Exercise: Please transcribe the data that follows without the pictures, keeping every word the same.

>> BEGIN

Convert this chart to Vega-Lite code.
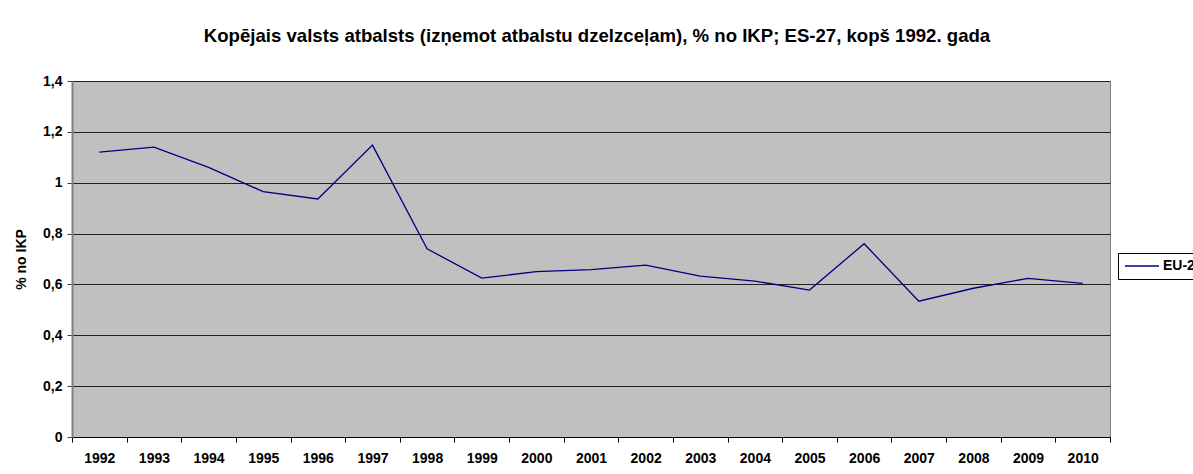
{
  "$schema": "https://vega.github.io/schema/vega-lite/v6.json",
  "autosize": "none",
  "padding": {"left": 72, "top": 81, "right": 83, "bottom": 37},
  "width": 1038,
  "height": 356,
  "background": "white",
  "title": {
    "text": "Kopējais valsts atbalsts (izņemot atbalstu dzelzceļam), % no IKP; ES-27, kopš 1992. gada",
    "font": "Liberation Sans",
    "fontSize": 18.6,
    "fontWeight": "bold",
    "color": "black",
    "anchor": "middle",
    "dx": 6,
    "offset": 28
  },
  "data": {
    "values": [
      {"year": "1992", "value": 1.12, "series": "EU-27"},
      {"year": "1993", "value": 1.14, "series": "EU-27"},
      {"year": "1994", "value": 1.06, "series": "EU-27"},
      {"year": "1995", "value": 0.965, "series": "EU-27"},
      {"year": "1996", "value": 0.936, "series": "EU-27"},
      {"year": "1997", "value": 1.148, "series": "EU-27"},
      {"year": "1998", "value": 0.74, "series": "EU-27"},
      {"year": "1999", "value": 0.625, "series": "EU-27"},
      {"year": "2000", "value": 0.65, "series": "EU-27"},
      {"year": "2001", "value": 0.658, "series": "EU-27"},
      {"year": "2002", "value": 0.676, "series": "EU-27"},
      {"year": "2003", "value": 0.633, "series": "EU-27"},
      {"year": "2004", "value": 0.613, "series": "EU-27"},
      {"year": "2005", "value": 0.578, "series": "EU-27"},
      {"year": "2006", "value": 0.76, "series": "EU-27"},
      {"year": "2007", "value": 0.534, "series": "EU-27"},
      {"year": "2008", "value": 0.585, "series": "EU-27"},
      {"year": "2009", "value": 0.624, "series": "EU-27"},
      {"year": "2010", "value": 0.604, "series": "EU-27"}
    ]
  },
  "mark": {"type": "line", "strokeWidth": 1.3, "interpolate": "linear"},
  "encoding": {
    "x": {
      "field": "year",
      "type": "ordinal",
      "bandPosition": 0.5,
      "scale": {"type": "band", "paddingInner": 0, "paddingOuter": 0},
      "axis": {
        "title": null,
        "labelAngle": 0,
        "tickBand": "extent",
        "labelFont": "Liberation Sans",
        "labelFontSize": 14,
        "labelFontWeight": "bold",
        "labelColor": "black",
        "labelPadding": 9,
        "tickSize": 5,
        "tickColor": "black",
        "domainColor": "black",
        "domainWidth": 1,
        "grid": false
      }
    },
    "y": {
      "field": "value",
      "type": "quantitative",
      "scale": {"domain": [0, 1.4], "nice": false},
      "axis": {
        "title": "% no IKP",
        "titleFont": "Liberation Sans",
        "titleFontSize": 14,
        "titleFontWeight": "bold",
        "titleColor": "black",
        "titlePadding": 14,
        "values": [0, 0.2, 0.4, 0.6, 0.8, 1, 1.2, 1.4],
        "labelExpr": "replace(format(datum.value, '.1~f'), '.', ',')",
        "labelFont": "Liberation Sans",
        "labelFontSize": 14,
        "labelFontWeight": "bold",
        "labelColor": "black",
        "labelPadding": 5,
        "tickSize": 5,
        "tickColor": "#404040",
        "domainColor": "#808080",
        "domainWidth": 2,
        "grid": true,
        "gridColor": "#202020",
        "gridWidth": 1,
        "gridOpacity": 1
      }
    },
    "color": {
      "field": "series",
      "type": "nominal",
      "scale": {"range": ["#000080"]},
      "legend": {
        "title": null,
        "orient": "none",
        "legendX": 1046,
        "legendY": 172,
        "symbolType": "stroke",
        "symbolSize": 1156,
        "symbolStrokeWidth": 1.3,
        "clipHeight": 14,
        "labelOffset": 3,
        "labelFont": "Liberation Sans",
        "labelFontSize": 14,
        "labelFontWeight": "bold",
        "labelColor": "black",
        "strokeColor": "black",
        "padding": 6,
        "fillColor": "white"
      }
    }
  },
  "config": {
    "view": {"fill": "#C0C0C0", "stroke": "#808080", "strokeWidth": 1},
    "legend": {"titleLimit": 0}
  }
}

>> END

Solution to the problem:
Convert this chart to Vega-Lite code.
{
  "$schema": "https://vega.github.io/schema/vega-lite/v6.json",
  "autosize": "none",
  "padding": {"left": 72, "top": 81, "right": 83, "bottom": 37},
  "width": 1038,
  "height": 356,
  "background": "white",
  "title": {
    "text": "Kopējais valsts atbalsts (izņemot atbalstu dzelzceļam), % no IKP; ES-27, kopš 1992. gada",
    "font": "Liberation Sans",
    "fontSize": 18.6,
    "fontWeight": "bold",
    "color": "black",
    "anchor": "middle",
    "dx": 6,
    "offset": 28
  },
  "data": {
    "values": [
      {"year": "1992", "value": 1.12, "series": "EU-27"},
      {"year": "1993", "value": 1.14, "series": "EU-27"},
      {"year": "1994", "value": 1.06, "series": "EU-27"},
      {"year": "1995", "value": 0.965, "series": "EU-27"},
      {"year": "1996", "value": 0.936, "series": "EU-27"},
      {"year": "1997", "value": 1.148, "series": "EU-27"},
      {"year": "1998", "value": 0.74, "series": "EU-27"},
      {"year": "1999", "value": 0.625, "series": "EU-27"},
      {"year": "2000", "value": 0.65, "series": "EU-27"},
      {"year": "2001", "value": 0.658, "series": "EU-27"},
      {"year": "2002", "value": 0.676, "series": "EU-27"},
      {"year": "2003", "value": 0.633, "series": "EU-27"},
      {"year": "2004", "value": 0.613, "series": "EU-27"},
      {"year": "2005", "value": 0.578, "series": "EU-27"},
      {"year": "2006", "value": 0.76, "series": "EU-27"},
      {"year": "2007", "value": 0.534, "series": "EU-27"},
      {"year": "2008", "value": 0.585, "series": "EU-27"},
      {"year": "2009", "value": 0.624, "series": "EU-27"},
      {"year": "2010", "value": 0.604, "series": "EU-27"}
    ]
  },
  "mark": {"type": "line", "strokeWidth": 1.3, "interpolate": "linear"},
  "encoding": {
    "x": {
      "field": "year",
      "type": "ordinal",
      "bandPosition": 0.5,
      "scale": {"type": "band", "paddingInner": 0, "paddingOuter": 0},
      "axis": {
        "title": null,
        "labelAngle": 0,
        "tickBand": "extent",
        "labelFont": "Liberation Sans",
        "labelFontSize": 14,
        "labelFontWeight": "bold",
        "labelColor": "black",
        "labelPadding": 9,
        "tickSize": 5,
        "tickColor": "black",
        "domainColor": "black",
        "domainWidth": 1,
        "grid": false
      }
    },
    "y": {
      "field": "value",
      "type": "quantitative",
      "scale": {"domain": [0, 1.4], "nice": false},
      "axis": {
        "title": "% no IKP",
        "titleFont": "Liberation Sans",
        "titleFontSize": 14,
        "titleFontWeight": "bold",
        "titleColor": "black",
        "titlePadding": 14,
        "values": [0, 0.2, 0.4, 0.6, 0.8, 1, 1.2, 1.4],
        "labelExpr": "replace(format(datum.value, '.1~f'), '.', ',')",
        "labelFont": "Liberation Sans",
        "labelFontSize": 14,
        "labelFontWeight": "bold",
        "labelColor": "black",
        "labelPadding": 5,
        "tickSize": 5,
        "tickColor": "#404040",
        "domainColor": "#808080",
        "domainWidth": 2,
        "grid": true,
        "gridColor": "#202020",
        "gridWidth": 1,
        "gridOpacity": 1
      }
    },
    "color": {
      "field": "series",
      "type": "nominal",
      "scale": {"range": ["#000080"]},
      "legend": {
        "title": null,
        "orient": "none",
        "legendX": 1046,
        "legendY": 172,
        "symbolType": "stroke",
        "symbolSize": 1156,
        "symbolStrokeWidth": 1.3,
        "clipHeight": 14,
        "labelOffset": 3,
        "labelFont": "Liberation Sans",
        "labelFontSize": 14,
        "labelFontWeight": "bold",
        "labelColor": "black",
        "strokeColor": "black",
        "padding": 6,
        "fillColor": "white"
      }
    }
  },
  "config": {
    "view": {"fill": "#C0C0C0", "stroke": "#808080", "strokeWidth": 1},
    "legend": {"titleLimit": 0}
  }
}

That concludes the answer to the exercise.